* **Exercise**: Here are records with pictures in them. Copy all of them exactly and leave the pictures out.

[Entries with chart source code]

--*--

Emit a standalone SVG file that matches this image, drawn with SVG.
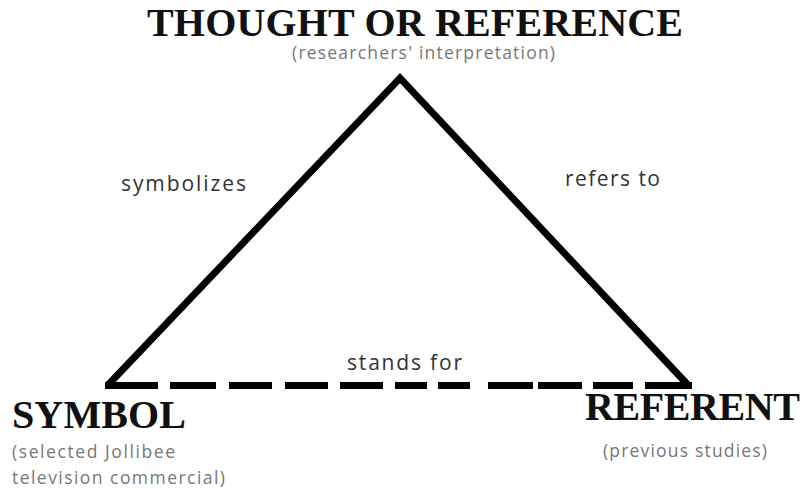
<svg xmlns="http://www.w3.org/2000/svg" width="807" height="489" viewBox="0 0 807 489">
<style>
.title{font-family:"Liberation Serif","Times New Roman",serif;font-weight:bold;font-size:40px;fill:#111}
.sub{font-family:"Open Sans","DejaVu Sans",sans-serif;font-size:17.5px;fill:#777}
.lbl{font-family:"Open Sans","DejaVu Sans",sans-serif;font-size:21px;fill:#333}
.edge{fill:none;stroke:#000;stroke-width:7}
</style>
<rect width="807" height="489" fill="#fff"/>
<g id="connectors">
<polyline class="edge" points="108,385 400,78 688,385" stroke-linejoin="miter"/>
<path class="edge" d="M105,385.5H158 M170,385.5H216 M229,385.5H272 M285,385.5H328 M340,385.5H383 M395,385.5H427 M438,385.5H470 M488,385.5H533 M538,385.5H582 M593,385.5H633 M645,385.5H692"/>
<text class="lbl" x="121" y="191" textLength="125">symbolizes</text>
<text class="lbl" x="565" y="186" textLength="95">refers to</text>
<text class="lbl" x="347" y="370" textLength="115">stands for</text>
</g>
<g id="thought">
<text class="title" x="147" y="36" textLength="536">THOUGHT OR REFERENCE</text>
<text class="sub" x="292" y="59" textLength="263">(researchers' interpretation)</text>
</g>
<g id="symbol">
<text class="title" x="12" y="428" textLength="174">SYMBOL</text>
<text class="sub" x="12" y="458" textLength="163">(selected Jollibee</text>
<text class="sub" x="12" y="484" textLength="213">television commercial)</text>
</g>
<g id="referent">
<text class="title" x="585" y="420" textLength="215">REFERENT</text>
<text class="sub" x="603" y="457" textLength="164">(previous studies)</text>
</g>
</svg>
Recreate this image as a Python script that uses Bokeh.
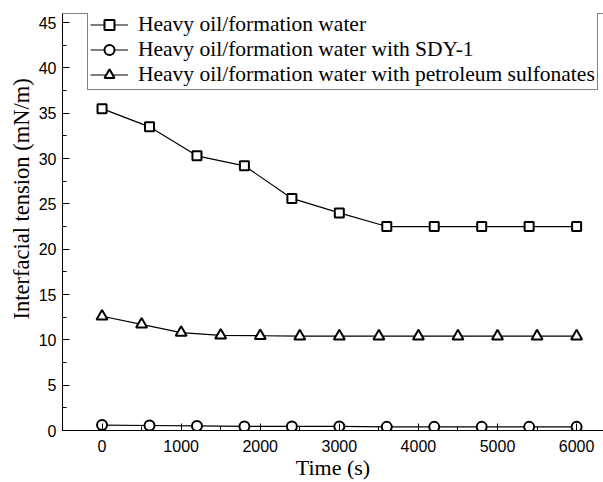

--*--

* **Solution to this task**:
Emit a standalone SVG file that matches this image, drawn with SVG.
<svg xmlns="http://www.w3.org/2000/svg" width="807" height="489" viewBox="0 0 807 489">
<style>
.title{font-family:"Liberation Serif","Times New Roman",serif;font-weight:bold;font-size:40px;fill:#111}
.sub{font-family:"Open Sans","DejaVu Sans",sans-serif;font-size:17.5px;fill:#777}
.lbl{font-family:"Open Sans","DejaVu Sans",sans-serif;font-size:21px;fill:#333}
.edge{fill:none;stroke:#000;stroke-width:7}
</style>
<rect width="807" height="489" fill="#fff"/>
<g id="connectors">
<polyline class="edge" points="108,385 400,78 688,385" stroke-linejoin="miter"/>
<path class="edge" d="M105,385.5H158 M170,385.5H216 M229,385.5H272 M285,385.5H328 M340,385.5H383 M395,385.5H427 M438,385.5H470 M488,385.5H533 M538,385.5H582 M593,385.5H633 M645,385.5H692"/>
<text class="lbl" x="121" y="191" textLength="125">symbolizes</text>
<text class="lbl" x="565" y="186" textLength="95">refers to</text>
<text class="lbl" x="347" y="370" textLength="115">stands for</text>
</g>
<g id="thought">
<text class="title" x="147" y="36" textLength="536">THOUGHT OR REFERENCE</text>
<text class="sub" x="292" y="59" textLength="263">(researchers' interpretation)</text>
</g>
<g id="symbol">
<text class="title" x="12" y="428" textLength="174">SYMBOL</text>
<text class="sub" x="12" y="458" textLength="163">(selected Jollibee</text>
<text class="sub" x="12" y="484" textLength="213">television commercial)</text>
</g>
<g id="referent">
<text class="title" x="585" y="420" textLength="215">REFERENT</text>
<text class="sub" x="603" y="457" textLength="164">(previous studies)</text>
</g>
</svg>
Recreate this image as a Python script that uses Bokeh.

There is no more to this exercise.